Con el tiempo siento crecer un escepticismo hacia
las propuestas, palabras e ideas que escucho, es como una ola que lo invade
todo. No me creo nada, por supuesto lo que dicen los políticos, banqueros,
militares, expertos de todo tipo. También las redes sociales y periodistas.
Todos enmascaran o interpretan la realidad según sus intereses, cuando no
mienten descaradamente. El escepticismo es una forma en que tienes de
defenderte de la decepción.
Las personas, al menos en el mundo occidental, estamos regidas por unas pocas
necesidades: el sexo y el poder y todo ello permite satisfacer una necesidad
secundaria, la valoración de uno mismo.
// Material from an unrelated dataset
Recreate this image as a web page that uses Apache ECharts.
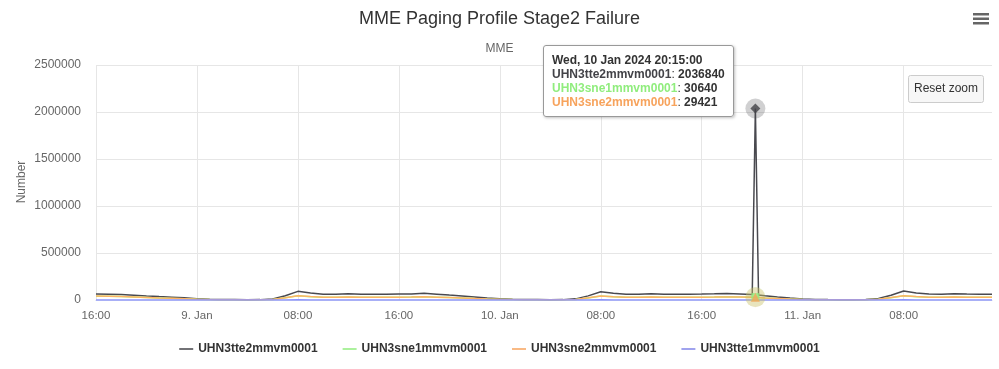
<!DOCTYPE html>
<html>
<head>
<meta charset="utf-8">
<script src="https://cdn.jsdelivr.net/npm/echarts@6/dist/echarts.min.js"></script>
<style>
html,body{margin:0;padding:0;background:#fff;}
#chart{width:999px;height:369px;}
</style>
</head>
<body>
<div id="chart"></div>
<script>
// ---- data ----
const times = [
  '2024-01-08T16:00','2024-01-08T17:00','2024-01-08T18:00','2024-01-08T19:00','2024-01-08T20:00','2024-01-08T21:00','2024-01-08T22:00','2024-01-08T23:00',
  '2024-01-09T00:00','2024-01-09T01:00','2024-01-09T02:00','2024-01-09T03:00','2024-01-09T04:00','2024-01-09T05:00','2024-01-09T06:00','2024-01-09T07:00',
  '2024-01-09T08:00','2024-01-09T09:00','2024-01-09T10:00','2024-01-09T11:00','2024-01-09T12:00','2024-01-09T13:00','2024-01-09T14:00','2024-01-09T15:00',
  '2024-01-09T16:00','2024-01-09T17:00','2024-01-09T18:00','2024-01-09T19:00','2024-01-09T20:00','2024-01-09T21:00','2024-01-09T22:00','2024-01-09T23:00',
  '2024-01-10T00:00','2024-01-10T01:00','2024-01-10T02:00','2024-01-10T03:00','2024-01-10T04:00','2024-01-10T05:00','2024-01-10T06:00','2024-01-10T07:00',
  '2024-01-10T08:00','2024-01-10T09:00','2024-01-10T10:00','2024-01-10T11:00','2024-01-10T12:00','2024-01-10T13:00','2024-01-10T14:00','2024-01-10T15:00',
  '2024-01-10T16:00','2024-01-10T17:00','2024-01-10T18:00','2024-01-10T19:00','2024-01-10T20:00','2024-01-10T20:15','2024-01-10T20:30','2024-01-10T21:00',
  '2024-01-10T22:00','2024-01-10T23:00',
  '2024-01-11T00:00','2024-01-11T01:00','2024-01-11T02:00','2024-01-11T03:00','2024-01-11T04:00','2024-01-11T05:00','2024-01-11T06:00','2024-01-11T07:00',
  '2024-01-11T08:00','2024-01-11T09:00','2024-01-11T10:00','2024-01-11T11:00','2024-01-11T12:00','2024-01-11T13:00','2024-01-11T14:00','2024-01-11T15:00'
];
const tte2 = [
  64000,62000,58000,51000,43000,36000,30000,23000,
  13000,8000,5000,4000,3000,4000,11000,45000,
  92000,74000,62000,60000,66000,61000,60000,61000,
  63000,65000,72000,62000,52000,43000,33000,22000,
  12000,7000,5000,4000,3000,4000,12000,44000,
  88000,71000,62000,60000,66000,61000,60000,62000,
  63000,66000,70000,64000,58000,2036840,52000,45000,
  32000,20000,
  10000,6000,4000,3000,3000,5000,15000,50000,
  95000,75000,63000,61000,66000,63000,62000,62000
];
const sne1 = [
  40000,39000,36000,31000,26000,21000,17000,13000,
  7500,4500,3000,2000,1800,2300,5500,23000,
  44000,35000,30000,29500,31500,29500,29000,29500,
  30500,31500,34500,30500,26500,21000,15500,10500,
  6500,4000,2800,2000,1800,2400,6000,22500,
  42000,34500,30500,29500,31500,29500,29500,30500,
  30500,31500,33500,31500,29500,30640,27500,22500,
  15500,9500,
  5500,3500,2500,1900,1900,3000,7500,25000,
  45000,35500,30500,29500,31500,30500,30500,30500
];
const sne2 = [
  42000,40000,37000,32000,27000,22000,18000,14000,
  8000,5000,3000,2000,2000,2500,6000,24000,
  45000,36000,30000,29000,31000,29000,29000,29000,
  30000,31000,34000,30000,26000,21000,16000,11000,
  7000,4000,3000,2000,2000,2500,6000,23000,
  43000,35000,30000,29000,31000,29000,29000,30000,
  30000,31000,33000,31000,29000,29421,27000,22000,
  16000,10000,
  6000,3500,2500,2000,2000,3000,8000,26000,
  46000,36000,30000,29000,31000,30000,30000,30000
];
const tte1 = [
  1200,1200,1100,1000,900,800,700,600,
  500,400,300,300,300,300,400,800,
  1500,1300,1200,1200,1200,1200,1200,1200,
  1200,1200,1300,1200,1100,1000,800,600,
  500,400,300,300,300,300,400,800,
  1500,1300,1200,1200,1200,1200,1200,1200,
  1200,1200,1300,1200,1100,null,1100,1000,
  800,600,
  500,400,300,300,300,300,400,900,
  1600,1300,1200,1200,1200,1200,1200,1200
];
const seriesNames = ['UHN3tte2mmvm0001','UHN3sne1mmvm0001','UHN3sne2mmvm0001','UHN3tte1mmvm0001'];
const seriesColors = ['#434348','#90ed7d','#f7a35c','#8085e9'];
const yTicks = [0,500000,1000000,1500000,2000000,2500000];
const xStart = '2024-01-08T16:00';
const xEnd = '2024-01-11T15:00';
const hoverTime = '2024-01-10T20:15';
const titleText = 'MME Paging Profile Stage2 Failure';
const subtitleText = 'MME';
const yAxisTitle = 'Number';

// ---- build ----
const toMs = s => Date.parse(s + ':00Z');
const xs = times.map(toMs);
const allValues = [tte2, sne1, sne2, tte1];
const hoverIdx = times.indexOf(hoverTime);
const hourMs = 3600000;
const months = ['Jan','Feb','Mar','Apr','May','Jun','Jul','Aug','Sep','Oct','Nov','Dec'];
const days = ['Sun','Mon','Tue','Wed','Thu','Fri','Sat'];
const pad = n => String(n).padStart(2,'0');
const FONT = '"Liberation Sans", Arial, sans-serif';

const lineSeries = seriesNames.map((name, i) => ({
  name, type: 'line', showSymbol: false, symbol: 'none', connectNulls: true,
  data: xs.map((x, k) => [x, allValues[i][k]]),
  lineStyle: { color: seriesColors[i], width: 1.5 },
  itemStyle: { color: seriesColors[i] },
  z: 2 + i, animation: false
}));

const markerDefs = [
  { i: 0, symbol: 'diamond', size: 10 },
  { i: 1, symbol: 'rect', size: 8 },
  { i: 2, symbol: 'triangle', size: 9 }
];
const markerSeries = [];
markerDefs.forEach(m => {
  const pt = [xs[hoverIdx], allValues[m.i][hoverIdx]];
  markerSeries.push({
    name: seriesNames[m.i] + '_halo', type: 'scatter', silent: true, symbol: 'circle', symbolSize: 20,
    data: [pt], itemStyle: { color: seriesColors[m.i], opacity: 0.25 }, z: 10, animation: false, tooltip: {show:false}
  });
  markerSeries.push({
    name: seriesNames[m.i] + '_marker', type: 'scatter', silent: true, symbol: m.symbol, symbolSize: m.size,
    data: [pt], itemStyle: { color: seriesColors[m.i] }, z: 11, animation: false, tooltip: {show:false}
  });
});

const splitColors = [];
for (let t = toMs(xStart); t <= toMs(xEnd); t += 8 * hourMs) splitColors.push('#e6e6e6');
splitColors.push('rgba(0,0,0,0)');

const chart = echarts.init(document.getElementById('chart'), null, { renderer: 'canvas' });
const option = {
  animation: false,
  textStyle: { fontFamily: FONT },
  title: [
    { text: titleText, left: 'center', top: 5, textStyle: { fontSize: 18, fontWeight: 'normal', color: '#333', fontFamily: FONT } },
    { text: subtitleText, left: 'center', top: 38, textStyle: { fontSize: 12, fontWeight: 'normal', color: '#666', fontFamily: FONT } }
  ],
  grid: { left: 96, right: 7, top: 65, bottom: 69, containLabel: false },
  legend: {
    data: seriesNames, bottom: 9, left: 'center', icon: 'rect', itemWidth: 14, itemHeight: 1.5, itemGap: 25,
    textStyle: { fontSize: 12, fontWeight: 'bold', color: '#333', fontFamily: FONT },
    inactiveColor: '#ccc'
  },
  tooltip: {
    trigger: 'axis', alwaysShowContent: true, showContent: true, transitionDuration: 0,
    axisPointer: { type: 'none' },
    position: () => [543, 45],
    backgroundColor: 'rgba(255,255,255,0.96)', borderColor: '#999', borderWidth: 1, padding: [7, 8],
    extraCssText: 'box-shadow:1px 1px 3px rgba(0,0,0,0.25);border-radius:3px;line-height:14px;',
    textStyle: { fontSize: 12, color: '#333', fontFamily: FONT },
    formatter: params => {
      const d = new Date(xs[hoverIdx]);
      let s = '<b>' + days[d.getUTCDay()] + ', ' + d.getUTCDate() + ' ' + months[d.getUTCMonth()] + ' ' + d.getUTCFullYear() + ' ' +
        pad(d.getUTCHours()) + ':' + pad(d.getUTCMinutes()) + ':' + pad(d.getUTCSeconds()) + '</b>';
      params.forEach(p => {
        const idx = seriesNames.indexOf(p.seriesName);
        if (idx < 0) return;
        const v = allValues[idx][hoverIdx];
        if (v === null || v === undefined) return;
        s += '<br/><span style="color:' + seriesColors[idx] + ';font-weight:bold">' + p.seriesName + '</span>: <b>' + v + '</b>';
      });
      return s;
    }
  },
  xAxis: {
    type: 'value', min: toMs(xStart), max: toMs(xEnd), interval: 8 * hourMs,
    axisLine: { show: true, lineStyle: { color: '#ccd6eb' } },
    axisTick: { show: false },
    splitLine: { show: true, lineStyle: { color: splitColors, width: 1 } },
    axisLabel: {
      color: '#666', fontSize: 11.5, margin: 10, showMaxLabel: false, fontFamily: FONT,
      formatter: v => {
        const d = new Date(v);
        if (d.getUTCHours() === 0) return d.getUTCDate() + '. ' + months[d.getUTCMonth()];
        return pad(d.getUTCHours()) + ':' + pad(d.getUTCMinutes());
      }
    }
  },
  yAxis: {
    type: 'value', min: yTicks[0], max: yTicks[yTicks.length - 1], interval: yTicks[1] - yTicks[0],
    axisLine: { show: false }, axisTick: { show: false },
    splitLine: { lineStyle: { color: '#e6e6e6' } },
    axisLabel: { color: '#666', fontSize: 12, margin: 15, fontFamily: FONT, formatter: v => String(v) }
  },
  graphic: [
    { type: 'text', x: 22, y: 182, rotation: Math.PI / 2,
      style: { text: yAxisTitle, fill: '#666', font: '12px ' + FONT, align: 'center', verticalAlign: 'middle' } },
    { type: 'rect', left: 973, top: 13, shape: { width: 16, height: 2.5 }, style: { fill: '#666' } },
    { type: 'rect', left: 973, top: 17.5, shape: { width: 16, height: 2.5 }, style: { fill: '#666' } },
    { type: 'rect', left: 973, top: 22, shape: { width: 16, height: 2.5 }, style: { fill: '#666' } },
    { type: 'group', left: 908, top: 75, children: [
      { type: 'rect', shape: { x: 0, y: 0, width: 75, height: 27, r: 2 }, style: { fill: '#f7f7f7', stroke: '#cccccc', lineWidth: 1 } },
      { type: 'text', x: 37.5, y: 13.5, style: { text: 'Reset zoom', fill: '#333', font: '12px ' + FONT, align: 'center', verticalAlign: 'middle' } }
    ]}
  ],
  series: lineSeries.concat(markerSeries)
};
chart.setOption(option);
chart.dispatchAction({ type: 'showTip', seriesIndex: 0, dataIndex: hoverIdx });
</script>
</body>
</html>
A partir de eso se construye todo, se
miente, se manipula, se crean máscaras que engañan a otros en el juego de ganar
o, al menos, de no perder.
Leía ayer a Hans Kung escribiendo sobre la confianza
radical que permite creer en la vida y en Dios, eventualmente. Seguiré
leyéndolo pero me veo lejos de cualquier forma de confianza.
Pero no hay que confundir lo
que nos ofrecen los hombres con lo que nos ofrece la vida. Las de los hombres
siempre son ofertas interesadas, somos así, aun con buena fe. La vida, en
cambio, es clara y rotunda, nunca engaña ni decepciona; cruda pero auténtica.
Al final seremos luz, estiércol, agua, color, polvo, viento… todo y nada.